**** SOURCE MATERIAL
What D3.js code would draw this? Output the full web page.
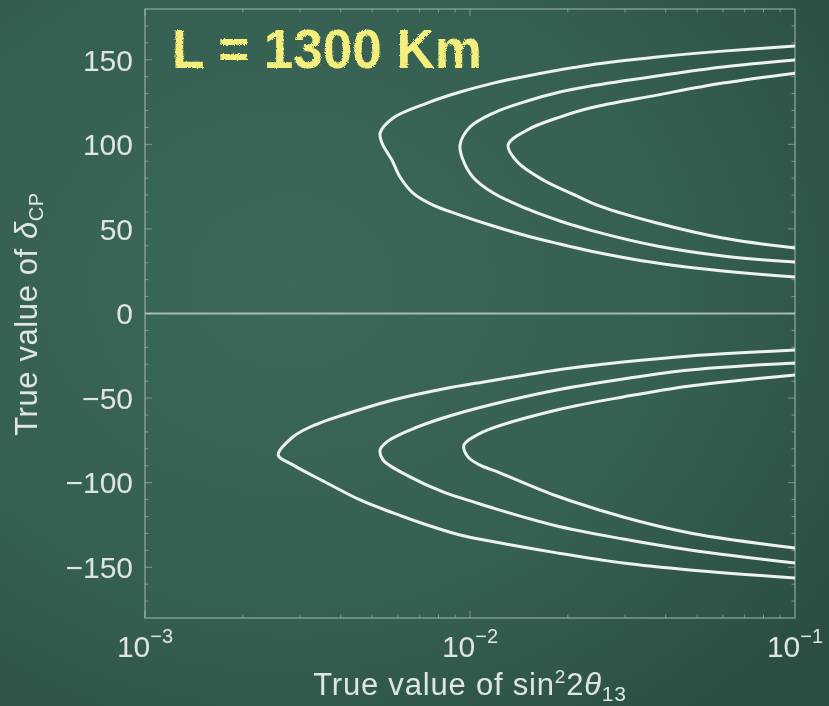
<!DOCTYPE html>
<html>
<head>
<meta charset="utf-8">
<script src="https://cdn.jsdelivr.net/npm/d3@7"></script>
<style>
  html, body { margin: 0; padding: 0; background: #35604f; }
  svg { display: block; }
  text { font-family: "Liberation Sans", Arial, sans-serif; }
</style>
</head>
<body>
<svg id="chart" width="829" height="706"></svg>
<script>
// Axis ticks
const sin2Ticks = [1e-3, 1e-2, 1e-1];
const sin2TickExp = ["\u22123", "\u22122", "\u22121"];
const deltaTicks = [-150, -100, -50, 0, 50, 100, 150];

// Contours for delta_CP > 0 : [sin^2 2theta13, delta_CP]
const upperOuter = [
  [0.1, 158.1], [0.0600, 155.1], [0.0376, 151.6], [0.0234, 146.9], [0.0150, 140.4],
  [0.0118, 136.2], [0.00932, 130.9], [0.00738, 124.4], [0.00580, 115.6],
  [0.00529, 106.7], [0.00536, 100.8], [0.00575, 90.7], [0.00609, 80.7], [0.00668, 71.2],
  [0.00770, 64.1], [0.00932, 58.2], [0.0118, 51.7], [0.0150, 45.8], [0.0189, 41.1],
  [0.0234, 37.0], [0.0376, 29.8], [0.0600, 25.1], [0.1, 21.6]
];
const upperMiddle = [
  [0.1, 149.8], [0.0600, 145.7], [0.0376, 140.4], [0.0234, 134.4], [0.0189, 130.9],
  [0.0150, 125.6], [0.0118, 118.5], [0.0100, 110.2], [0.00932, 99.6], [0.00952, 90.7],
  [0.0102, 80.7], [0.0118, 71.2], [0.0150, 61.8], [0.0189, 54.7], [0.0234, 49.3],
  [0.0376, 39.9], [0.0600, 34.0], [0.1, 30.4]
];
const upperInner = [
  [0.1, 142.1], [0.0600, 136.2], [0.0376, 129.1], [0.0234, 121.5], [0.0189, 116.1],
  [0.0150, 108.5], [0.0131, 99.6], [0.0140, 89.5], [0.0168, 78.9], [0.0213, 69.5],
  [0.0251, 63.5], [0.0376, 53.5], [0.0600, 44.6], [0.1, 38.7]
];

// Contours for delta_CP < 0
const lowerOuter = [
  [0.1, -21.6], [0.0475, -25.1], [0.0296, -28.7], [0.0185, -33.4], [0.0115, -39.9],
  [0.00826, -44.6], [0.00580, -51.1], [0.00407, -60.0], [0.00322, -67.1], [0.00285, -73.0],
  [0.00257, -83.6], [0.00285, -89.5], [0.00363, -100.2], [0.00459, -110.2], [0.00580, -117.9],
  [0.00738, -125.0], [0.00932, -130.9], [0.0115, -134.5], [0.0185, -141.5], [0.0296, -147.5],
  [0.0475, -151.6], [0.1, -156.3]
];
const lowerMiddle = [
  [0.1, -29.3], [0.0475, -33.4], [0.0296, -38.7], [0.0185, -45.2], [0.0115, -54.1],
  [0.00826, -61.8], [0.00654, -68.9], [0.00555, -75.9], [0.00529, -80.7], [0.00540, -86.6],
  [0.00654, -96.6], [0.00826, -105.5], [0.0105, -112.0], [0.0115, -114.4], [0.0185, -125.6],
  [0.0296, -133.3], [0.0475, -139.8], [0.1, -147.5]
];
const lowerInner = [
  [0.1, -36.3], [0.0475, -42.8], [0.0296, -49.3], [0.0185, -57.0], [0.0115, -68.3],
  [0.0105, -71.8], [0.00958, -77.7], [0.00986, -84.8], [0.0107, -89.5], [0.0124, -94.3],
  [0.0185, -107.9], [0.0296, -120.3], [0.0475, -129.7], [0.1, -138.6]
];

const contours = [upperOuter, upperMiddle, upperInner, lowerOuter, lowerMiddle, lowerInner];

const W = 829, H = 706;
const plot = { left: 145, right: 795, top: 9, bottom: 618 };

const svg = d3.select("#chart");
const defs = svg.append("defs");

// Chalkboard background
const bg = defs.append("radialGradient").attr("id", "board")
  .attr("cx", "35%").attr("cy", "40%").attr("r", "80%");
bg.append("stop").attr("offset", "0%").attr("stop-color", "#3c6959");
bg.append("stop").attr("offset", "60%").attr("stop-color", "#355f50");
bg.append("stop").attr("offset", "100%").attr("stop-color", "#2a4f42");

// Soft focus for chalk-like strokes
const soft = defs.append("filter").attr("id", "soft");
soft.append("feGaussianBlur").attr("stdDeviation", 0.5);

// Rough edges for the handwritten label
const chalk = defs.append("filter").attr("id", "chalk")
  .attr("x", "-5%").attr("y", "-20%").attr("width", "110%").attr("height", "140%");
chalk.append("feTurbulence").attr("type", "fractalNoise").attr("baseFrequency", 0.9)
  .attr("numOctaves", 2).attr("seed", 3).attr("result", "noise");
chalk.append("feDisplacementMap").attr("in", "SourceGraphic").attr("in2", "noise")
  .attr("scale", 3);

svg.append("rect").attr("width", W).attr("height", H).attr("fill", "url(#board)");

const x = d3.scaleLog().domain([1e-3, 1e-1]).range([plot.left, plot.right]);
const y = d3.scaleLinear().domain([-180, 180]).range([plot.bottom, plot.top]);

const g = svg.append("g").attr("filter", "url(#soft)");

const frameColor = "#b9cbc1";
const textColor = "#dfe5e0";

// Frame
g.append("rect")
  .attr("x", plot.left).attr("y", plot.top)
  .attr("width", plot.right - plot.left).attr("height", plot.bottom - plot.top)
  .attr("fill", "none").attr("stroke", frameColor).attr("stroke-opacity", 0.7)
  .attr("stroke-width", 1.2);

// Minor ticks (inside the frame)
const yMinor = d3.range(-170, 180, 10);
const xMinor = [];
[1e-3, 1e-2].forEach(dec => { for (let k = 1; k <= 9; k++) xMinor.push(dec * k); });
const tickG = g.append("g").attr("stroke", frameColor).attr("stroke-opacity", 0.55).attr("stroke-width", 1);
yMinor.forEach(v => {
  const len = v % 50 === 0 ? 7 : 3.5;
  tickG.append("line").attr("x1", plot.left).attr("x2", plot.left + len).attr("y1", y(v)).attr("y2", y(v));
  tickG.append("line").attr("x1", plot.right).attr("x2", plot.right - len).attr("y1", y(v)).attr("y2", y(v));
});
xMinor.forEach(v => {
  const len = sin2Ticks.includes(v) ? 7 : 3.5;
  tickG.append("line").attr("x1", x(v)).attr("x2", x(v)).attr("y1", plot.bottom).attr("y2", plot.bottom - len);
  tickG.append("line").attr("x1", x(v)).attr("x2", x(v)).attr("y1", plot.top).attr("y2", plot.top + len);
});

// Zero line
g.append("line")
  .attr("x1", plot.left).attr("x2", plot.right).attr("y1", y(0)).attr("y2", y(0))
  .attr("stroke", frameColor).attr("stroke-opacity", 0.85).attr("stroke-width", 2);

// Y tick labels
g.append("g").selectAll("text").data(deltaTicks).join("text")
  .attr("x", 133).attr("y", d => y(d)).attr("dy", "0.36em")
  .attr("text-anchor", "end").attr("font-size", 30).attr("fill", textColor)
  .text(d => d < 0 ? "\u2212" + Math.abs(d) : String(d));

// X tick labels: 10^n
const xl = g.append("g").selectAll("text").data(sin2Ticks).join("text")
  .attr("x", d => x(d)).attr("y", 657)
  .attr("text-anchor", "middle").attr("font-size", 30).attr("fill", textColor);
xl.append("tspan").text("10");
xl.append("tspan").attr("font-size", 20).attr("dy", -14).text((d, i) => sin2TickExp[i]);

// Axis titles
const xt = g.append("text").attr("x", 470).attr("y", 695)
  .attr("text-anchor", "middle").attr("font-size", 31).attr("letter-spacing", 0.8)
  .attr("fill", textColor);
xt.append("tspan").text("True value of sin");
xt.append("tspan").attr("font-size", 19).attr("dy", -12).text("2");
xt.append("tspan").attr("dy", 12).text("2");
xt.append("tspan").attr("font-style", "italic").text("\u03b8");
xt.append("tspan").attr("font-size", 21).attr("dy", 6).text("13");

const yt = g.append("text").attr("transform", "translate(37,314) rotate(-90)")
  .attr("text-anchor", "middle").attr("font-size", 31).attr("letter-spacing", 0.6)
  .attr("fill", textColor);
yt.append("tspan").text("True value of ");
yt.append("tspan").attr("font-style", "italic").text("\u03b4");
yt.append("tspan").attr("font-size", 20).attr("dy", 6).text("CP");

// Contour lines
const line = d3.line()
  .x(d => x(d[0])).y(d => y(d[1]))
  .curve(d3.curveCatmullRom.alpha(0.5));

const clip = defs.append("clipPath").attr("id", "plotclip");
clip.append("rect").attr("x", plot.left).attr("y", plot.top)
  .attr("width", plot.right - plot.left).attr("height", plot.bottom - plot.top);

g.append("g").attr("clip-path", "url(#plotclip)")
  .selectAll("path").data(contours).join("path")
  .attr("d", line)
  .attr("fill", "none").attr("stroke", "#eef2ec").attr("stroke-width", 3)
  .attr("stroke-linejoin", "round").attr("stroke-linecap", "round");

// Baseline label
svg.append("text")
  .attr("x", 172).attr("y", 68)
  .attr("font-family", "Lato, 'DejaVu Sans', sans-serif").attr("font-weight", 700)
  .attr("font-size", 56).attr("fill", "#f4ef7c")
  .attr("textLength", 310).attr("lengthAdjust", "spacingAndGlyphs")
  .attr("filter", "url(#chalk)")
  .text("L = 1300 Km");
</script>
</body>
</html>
********
REQUIRED TASK =
Write out an exact copy of the listing, first line through the line containing "const deltaTicks = [-150, -100, -50, 0, 50, 100, 150];", with the pictures left out.

RESULT BELOW =
What D3.js code would draw this? Output the full web page.
<!DOCTYPE html>
<html>
<head>
<meta charset="utf-8">
<script src="https://cdn.jsdelivr.net/npm/d3@7"></script>
<style>
  html, body { margin: 0; padding: 0; background: #35604f; }
  svg { display: block; }
  text { font-family: "Liberation Sans", Arial, sans-serif; }
</style>
</head>
<body>
<svg id="chart" width="829" height="706"></svg>
<script>
// Axis ticks
const sin2Ticks = [1e-3, 1e-2, 1e-1];
const sin2TickExp = ["\u22123", "\u22122", "\u22121"];
const deltaTicks = [-150, -100, -50, 0, 50, 100, 150];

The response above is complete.